Dunnville is a community near the mouth of Grand River in Haldimand County, and is only a few kilometers from Lake Erie. Dunnville was one of the early thriving centers of Upper Canada and Ontario. Following the American Revolution, a six-mile strip of land on both sides of the Grand River from its mouth to its sources was opened up to settlement by displaced members of the Six Nations Confederacy. The land was granted to the Iroquois tribes by the British to compensate the Confederacy for land lost in the United States during the revolution.
The British originally intended the land to remain in the hands of the Indians, but Mohawk Chief Joseph Brant wanted to open it up to settlement in order to create a source of revenue. Brant persuaded the Six Nations to surrender large blocks of land. Many of the early European arrivals were United Empire Loyalists.

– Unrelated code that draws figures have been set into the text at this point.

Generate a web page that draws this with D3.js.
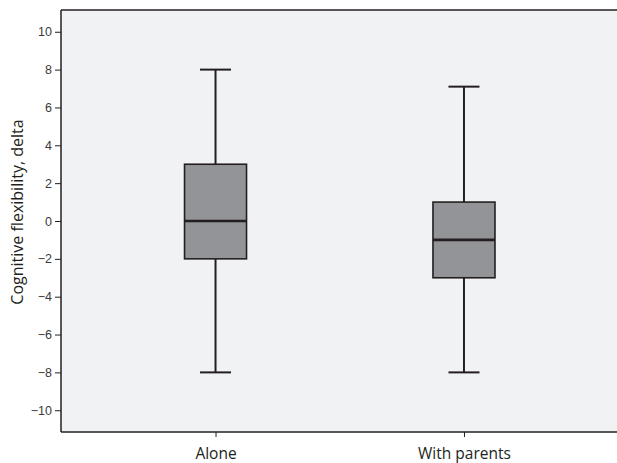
<!DOCTYPE html>
<html>
<head>
<meta charset="UTF-8">
<script src="https://d3js.org/d3.v7.min.js"></script>
<style>
  body { margin: 0; background: #fff; }
  svg { display: block; }
</style>
</head>
<body>
<svg></svg>
<script>
  // Daten: Boxplot-Kennwerte je Gruppe
  const groups = ["Alone", "With parents"];
  const whiskerLow = [-8, -8];
  const q1 = [-2, -3];
  const median = [0, -1];
  const q3 = [3, 1];
  const whiskerHigh = [8, 7.1];
  const yTicks = [-10, -8, -6, -4, -2, 0, 2, 4, 6, 8, 10];

  const width = 617, height = 463;
  const plotLeft = 61, plotTop = 10, plotRight = 618.5, plotBottom = 432;

  const svg = d3.select("svg")
    .attr("width", width)
    .attr("height", height);

  const x = d3.scalePoint()
    .domain(groups)
    .range([plotLeft, plotRight])
    .padding(0.622);

  const y = d3.scaleLinear()
    .domain([-11.15, 11.15])
    .range([plotBottom, plotTop]);

  // Hintergrund der Plotfläche
  svg.append("rect")
    .attr("x", plotLeft).attr("y", plotTop)
    .attr("width", plotRight - plotLeft).attr("height", plotBottom - plotTop)
    .attr("fill", "#f1f2f4");

  const boxW = 62, capW = 31;
  const stroke = "#231f20";

  groups.forEach((g, i) => {
    const cx = x(g);
    const grp = svg.append("g");
    // Whisker
    grp.append("line")
      .attr("x1", cx).attr("x2", cx)
      .attr("y1", y(whiskerHigh[i])).attr("y2", y(q3[i]))
      .attr("stroke", stroke).attr("stroke-width", 2);
    grp.append("line")
      .attr("x1", cx).attr("x2", cx)
      .attr("y1", y(q1[i])).attr("y2", y(whiskerLow[i]))
      .attr("stroke", stroke).attr("stroke-width", 2);
    // Caps
    [whiskerHigh[i], whiskerLow[i]].forEach(v => {
      grp.append("line")
        .attr("x1", cx - capW / 2).attr("x2", cx + capW / 2)
        .attr("y1", y(v)).attr("y2", y(v))
        .attr("stroke", stroke).attr("stroke-width", 2);
    });
    // Box
    grp.append("rect")
      .attr("x", cx - boxW / 2).attr("y", y(q3[i]))
      .attr("width", boxW).attr("height", y(q1[i]) - y(q3[i]))
      .attr("fill", "#939497")
      .attr("stroke", stroke).attr("stroke-width", 1.6);
    // Median
    grp.append("line")
      .attr("x1", cx - boxW / 2).attr("x2", cx + boxW / 2)
      .attr("y1", y(median[i])).attr("y2", y(median[i]))
      .attr("stroke", stroke).attr("stroke-width", 2.6);
  });

  // y-Achse
  const yAxis = svg.append("g")
    .attr("transform", `translate(${plotLeft},0)`)
    .call(d3.axisLeft(y).tickValues(yTicks).tickSize(6).tickPadding(3)
      .tickFormat(d => d < 0 ? "\u2212" + Math.abs(d) : d));
  yAxis.select(".domain").remove();
  yAxis.selectAll(".tick line").attr("stroke", stroke);
  yAxis.selectAll(".tick text")
    .attr("font-family", "Liberation Sans, Arial, sans-serif")
    .attr("font-size", "12.5px")
    .attr("fill", "#3a3a3a");

  // x-Achse
  const xAxis = svg.append("g")
    .attr("transform", `translate(0,${plotBottom})`)
    .call(d3.axisBottom(x).tickSize(5).tickPadding(11));
  xAxis.select(".domain").remove();
  xAxis.selectAll(".tick line").attr("stroke", stroke);
  xAxis.selectAll(".tick text")
    .attr("font-family", "Open Sans, sans-serif")
    .attr("font-size", "15.5px")
    .attr("fill", "#231f20");

  // Achsenlinien
  svg.append("line")
    .attr("x1", plotLeft).attr("x2", plotLeft)
    .attr("y1", plotTop).attr("y2", plotBottom)
    .attr("stroke", stroke).attr("stroke-width", 1.5);
  svg.append("line")
    .attr("x1", plotLeft).attr("x2", width)
    .attr("y1", plotBottom).attr("y2", plotBottom)
    .attr("stroke", stroke).attr("stroke-width", 1.5);
  svg.append("line")
    .attr("x1", plotLeft).attr("x2", width)
    .attr("y1", plotTop).attr("y2", plotTop)
    .attr("stroke", stroke).attr("stroke-width", 1.5);

  // y-Achsentitel
  svg.append("text")
    .attr("transform", `translate(23,212) rotate(-90)`)
    .attr("text-anchor", "middle")
    .attr("font-family", "Open Sans, sans-serif")
    .attr("font-size", "16px")
    .attr("fill", "#231f20")
    .text("Cognitive flexibility, delta");
</script>
</body>
</html>
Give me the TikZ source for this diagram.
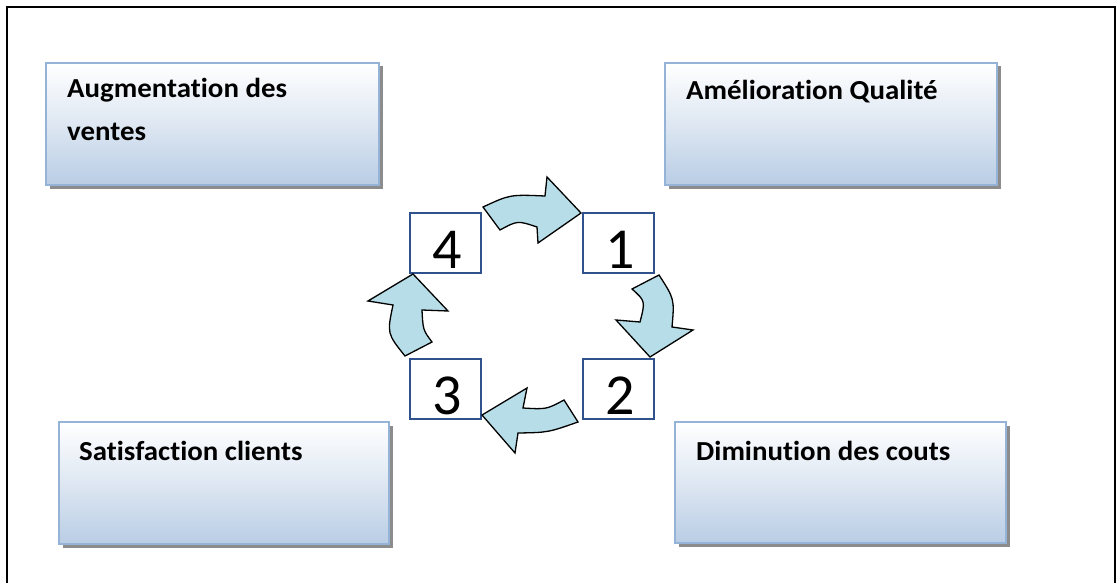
\documentclass[tikz,border=0pt]{standalone}
\usepackage{fontspec}
\setmainfont{Carlito}[Ligatures=NoCommon]
\usetikzlibrary{shadows}
\definecolor{boxedge}{RGB}{149,179,215}
\definecolor{boxfill}{RGB}{185,205,229}
\definecolor{boxmid}{RGB}{222,231,242}
\definecolor{stepedge}{RGB}{47,82,143}
\definecolor{arrowfill}{RGB}{183,222,232}
\newcommand{\stretchtext}[1]{\scalebox{1.05}[1]{#1}}
\tikzset{
  bigbox/.style={draw=boxedge, line width=2pt, rectangle,
    top color=white, bottom color=boxfill, middle color=boxmid,
    drop shadow={shadow xshift=3.5pt, shadow yshift=-3.5pt, fill=black!45, opacity=1}},
  boxtext/.style={anchor=base west, inner sep=0pt,
    font=\fontsize{27.5}{33}\selectfont\bfseries},
  stepbox/.style={draw=stepedge, line width=2pt, fill=white, rectangle,
    minimum width=71pt, minimum height=60pt, inner sep=0pt},
  stepnum/.style={anchor=base, inner sep=0pt, font=\fontsize{58}{60}\selectfont},
  cyclearrow/.style={fill=arrowfill, draw=black, line width=1.3pt, line join=miter},
  frameline/.style={draw=black, line width=2pt}
}
\begin{document}
\begin{tikzpicture}[x=1pt, y=-1pt]
\useasboundingbox (0,0) rectangle (1118,583);
% outer frame
\draw[frameline] (7,583) -- (7,7) -- (1115,7) -- (1115,583);

% the four result boxes
\node[bigbox, minimum width=333pt, minimum height=122pt] (ventes) at (212.5,124) {};
\node[bigbox, minimum width=332pt, minimum height=122pt] (qualite) at (831,124) {};
\node[bigbox, minimum width=330pt, minimum height=122pt] (clients) at (224,483) {};
\node[bigbox, minimum width=331pt, minimum height=121pt] (couts) at (840.5,482.5) {};

\node[boxtext] (tventes1) at (67,98) {\stretchtext{Augmentation des}};
\node[boxtext] (tventes2) at (67,140) {\stretchtext{ventes}};
\node[boxtext] (tqualite) at (686,100) {\stretchtext{Amélioration Qualité}};
\node[boxtext] (tclients) at (79,460) {\stretchtext{Satisfaction clients}};
\node[boxtext] (tcouts) at (696,460) {\stretchtext{Diminution des couts}};

% the numbered steps
\node[stepbox] (s4) at (445,242.5) {};
\node[stepbox] (s1) at (618,242.5) {};
\node[stepbox] (s3) at (445,388.5) {};
\node[stepbox] (s2) at (618,388.5) {};
\node[stepnum] (n4) at (447,268) {4};
\node[stepnum] (n1) at (620,268) {1};
\node[stepnum] (n3) at (447,414) {3};
\node[stepnum] (n2) at (620,414) {2};

% curved arrows of the cycle
\draw[cyclearrow] (483,207) .. controls (510,194.5) .. (545,196) -- (547,177)
  -- (581,213) -- (538,243) -- (537,227) .. controls (517.5,220.5) .. (500,230) -- cycle;
\draw[cyclearrow] (659,275) .. controls (674.5,299) .. (672,327) -- (693,330)
  -- (650,357) -- (616,320) -- (640,322) .. controls (645.4,301) .. (632,289) -- cycle;
\draw[cyclearrow] (578,422) .. controls (548,432.5) .. (518,433) -- (515,453)
  -- (482,415) -- (527,388) -- (523,408) .. controls (546.5,409.4) .. (564,400) -- cycle;
\draw[cyclearrow] (405,356) .. controls (387,333.5) .. (393,305) -- (368,301)
  -- (413,274) -- (448,311) -- (422,310) .. controls (423,330) .. (432,342) -- cycle;
\end{tikzpicture}
\end{document}
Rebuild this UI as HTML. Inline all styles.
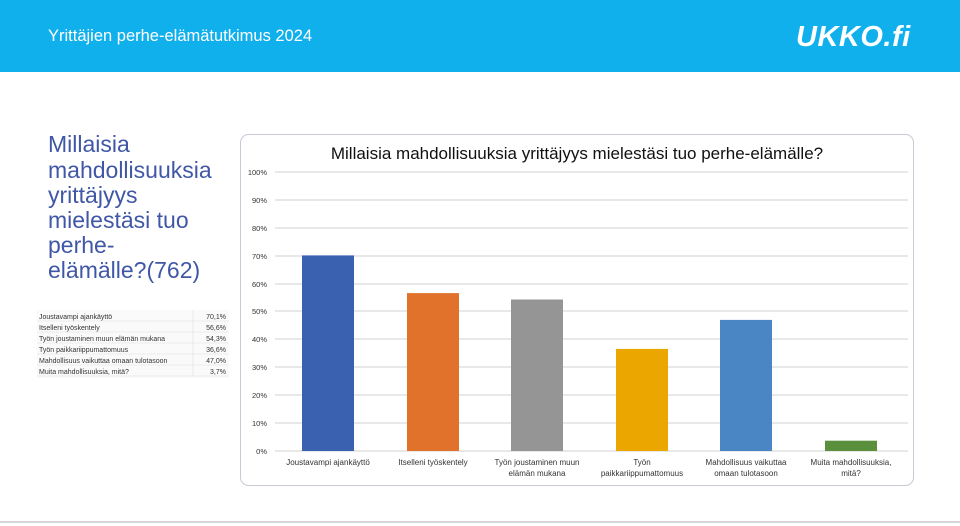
<!DOCTYPE html>
<html><head><meta charset="utf-8"><style>
html,body{margin:0;padding:0;background:#fff;}
svg{display:block;font-family:"Liberation Sans",sans-serif;}
</style></head><body>
<svg width="960" height="526" viewBox="0 0 960 526" xmlns="http://www.w3.org/2000/svg">
<rect x="0" y="0" width="960" height="72" fill="#0fb0ec"/>
<text x="48" y="41" font-size="16.5" fill="#fff">Yrittäjien perhe-elämätutkimus 2024</text>
<text x="796" y="46" font-size="29" font-weight="bold" font-style="italic" fill="#fff" letter-spacing="0.5">UKKO.fi</text>
<line x1="0" y1="522" x2="960" y2="522" stroke="#c8c8d0" stroke-width="1.5"/>
<g font-size="23" fill="#3f57a6">
<text x="48" y="152">Millaisia</text>
<text x="48" y="178">mahdollisuuksia</text>
<text x="48" y="203">yrittäjyys</text>
<text x="48" y="228">mielestäsi tuo</text>
<text x="48" y="253">perhe-</text>
<text x="48" y="278">elämälle?(762)</text>
</g>
<g font-size="7" fill="#333">
<rect x="37" y="310" width="192" height="68" fill="#fafafa"/>
<g stroke="#ddd" stroke-width="0.6">
<line x1="37" y1="321" x2="229" y2="321"/><line x1="37" y1="332" x2="229" y2="332"/><line x1="37" y1="343" x2="229" y2="343"/><line x1="37" y1="354" x2="229" y2="354"/><line x1="37" y1="365" x2="229" y2="365"/><line x1="37" y1="376" x2="229" y2="376"/><line x1="193" y1="310" x2="193" y2="376"/>
</g>
<text x="39" y="319">Joustavampi ajankäyttö</text><text x="226" y="319" text-anchor="end">70,1%</text>
<text x="39" y="330">Itselleni työskentely</text><text x="226" y="330" text-anchor="end">56,6%</text>
<text x="39" y="341">Työn joustaminen muun elämän mukana</text><text x="226" y="341" text-anchor="end">54,3%</text>
<text x="39" y="352">Työn paikkariippumattomuus</text><text x="226" y="352" text-anchor="end">36,6%</text>
<text x="39" y="363">Mahdollisuus vaikuttaa omaan tulotasoon</text><text x="226" y="363" text-anchor="end">47,0%</text>
<text x="39" y="374">Muita mahdollisuuksia, mitä?</text><text x="226" y="374" text-anchor="end">3,7%</text>
</g>
<rect x="240.5" y="134.5" width="673" height="351" rx="8" fill="#fff" stroke="#c9c9d6" stroke-width="1"/>
<text x="577" y="159" font-size="17" text-anchor="middle" fill="#111">Millaisia mahdollisuuksia yrittäjyys mielestäsi tuo perhe-elämälle?</text>
<g stroke="#d2d2d2" stroke-width="1">
<line x1="275" y1="172" x2="908" y2="172"/><line x1="275" y1="200" x2="908" y2="200"/><line x1="275" y1="228" x2="908" y2="228"/><line x1="275" y1="256" x2="908" y2="256"/><line x1="275" y1="284" x2="908" y2="284"/><line x1="275" y1="311" x2="908" y2="311"/><line x1="275" y1="339" x2="908" y2="339"/><line x1="275" y1="367" x2="908" y2="367"/><line x1="275" y1="395" x2="908" y2="395"/><line x1="275" y1="423" x2="908" y2="423"/><line x1="275" y1="451" x2="908" y2="451"/>
</g>
<g font-size="7.5" fill="#333" text-anchor="end">
<text x="267" y="175">100%</text><text x="267" y="203">90%</text><text x="267" y="231">80%</text><text x="267" y="259">70%</text><text x="267" y="287">60%</text><text x="267" y="314">50%</text><text x="267" y="342">40%</text><text x="267" y="370">30%</text><text x="267" y="398">20%</text><text x="267" y="426">10%</text><text x="267" y="454">0%</text>
</g>
<rect x="302" y="255.4" width="52" height="195.6" fill="#3a61b0"/>
<rect x="407" y="293.1" width="52" height="157.9" fill="#e0722b"/>
<rect x="511" y="299.5" width="52" height="151.5" fill="#959595"/>
<rect x="616" y="348.9" width="52" height="102.1" fill="#eba700"/>
<rect x="720" y="319.9" width="52" height="131.1" fill="#4b86c4"/>
<rect x="825" y="440.7" width="52" height="10.3" fill="#5a8f3c"/>
<g font-size="8" fill="#333" text-anchor="middle">
<text x="328" y="465">Joustavampi ajankäyttö</text>
<text x="433" y="465">Itselleni työskentely</text>
<text x="537" y="465">Työn joustaminen muun</text><text x="537" y="476">elämän mukana</text>
<text x="642" y="465">Työn</text><text x="642" y="476">paikkariippumattomuus</text>
<text x="746" y="465">Mahdollisuus vaikuttaa</text><text x="746" y="476">omaan tulotasoon</text>
<text x="851" y="465">Muita mahdollisuuksia,</text><text x="851" y="476">mitä?</text>
</g>
</svg>
</body></html>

By 1825, twenty-five people lived around Dunnville with a grist mill, a saw mill, and a distillery owned by Squire Anthony who was perhaps the first settler in the area. William Hamilton Merritt is called the Father of Canadian Transportation. With his vision and energy, the Feeder Canal connected Dunnville to the rest of the Welland Canal which flowed from Port Dalhousie on Lake Ontario to Welland. Large amounts of timber were shipped by scows from the Grand River to Buffalo and other markets for use as fuel for the new and growing railroads. The initial Dunnville Dam was finished in 1829, in time for the opening of the Welland Canal in November of that year. The project brought laborers to the area, creating a need for farm produce and housing. The damming of the river provided a reliable source of power which supported mills and businesses including a tannery and a cloth factory. Dunnville was also served by the Buffalo, Brantford and Goderich Railway and was an important port which warranted its own government customs office.
By 1907, Dunnville had four large textile mills. Textiles continued to fuel the town’s development for many years.